La giovane ereditiera pagò i 150.000 dollari stabiliti (corrispondenti a circa 2,4 milioni di dollari attuali) e le due sculture, nel marzo del 1924, sbarcarono a New York. Al loro arrivo molti studiosi d’oltreoceano cominciarono ad avanzare dubbi sull’autenticità del gruppo scultoreo e Helen Clay Frick, nel 1925, si risolse a far esaminare le statue da una commissione di esperti, che nell’autunno di quell’anno diedero il loro responso: le opere erano due falsi, opere, si seppe dopo, di Alceo Dossena (Cremona, 1878 - Roma, 1937). La Frick chiese dunque a Volpi la restituzione dei suoi soldi, ma il mercante, dichiarandosi in difficoltà economiche, propose, come risarcimento, un disegno di Leonardo da Vinci. ◘
1 Quando Volpi attorno al 1885 iniziò a lavorare come restauratore alle dipendenze di Bardini, quest’ultimo aveva già distaccato la Crocifissione del Beato Angelico proveniente dal refettorio del Convento di San Domenico a Fiesole e gli affreschi di Villa Lemmi, venduti rispettivamente intorno al 1879 e 1882 e confluiti nelle collezioni del Louvre.

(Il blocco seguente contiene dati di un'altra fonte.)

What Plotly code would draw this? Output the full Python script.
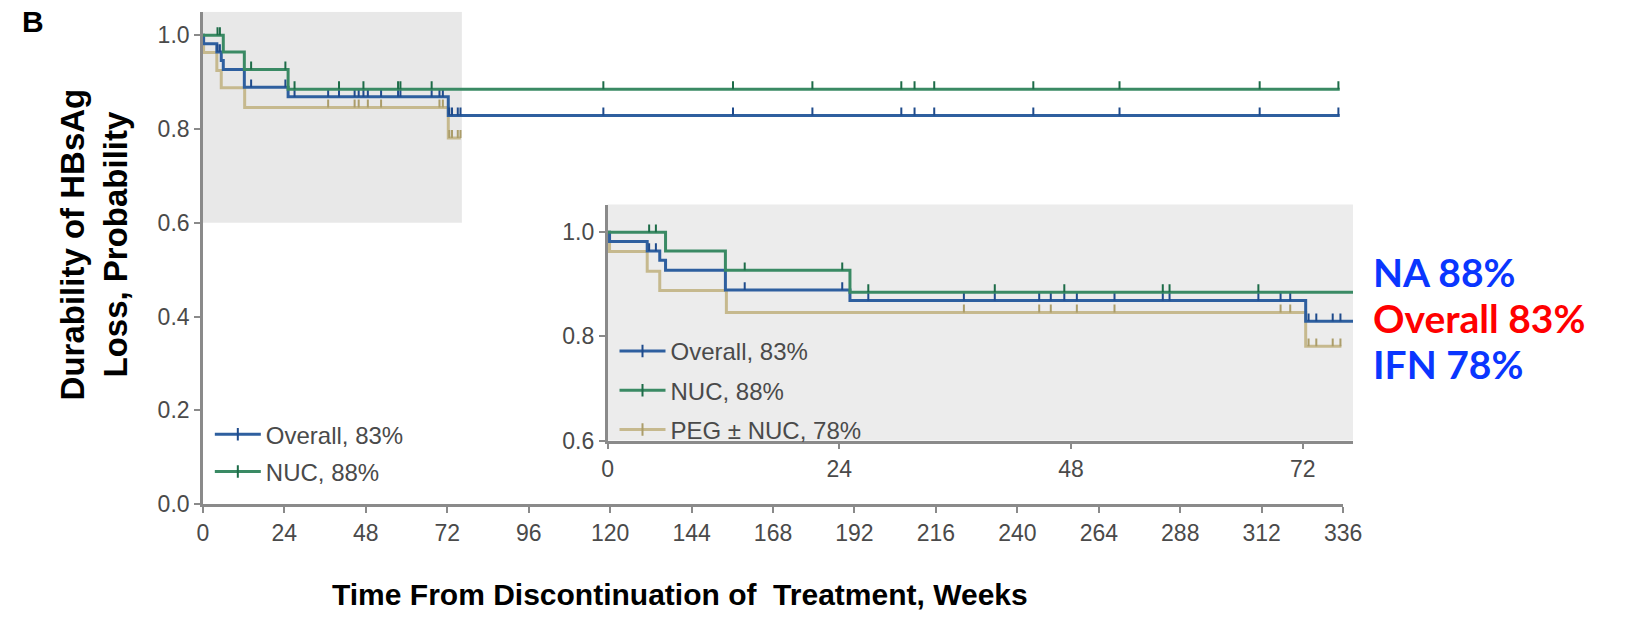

2 Nel 1916 Volpi organizzò una memorabile asta a New York, dove vendette con grande profitto l’intero mobilio del palazzo fiorentino ricavandone l’astronomica cifra di un milione di dollari dell’epoca. L’evento è ricordato come un’importante tappa per la diffusione del gusto neorinascimentale negli Stati Uniti.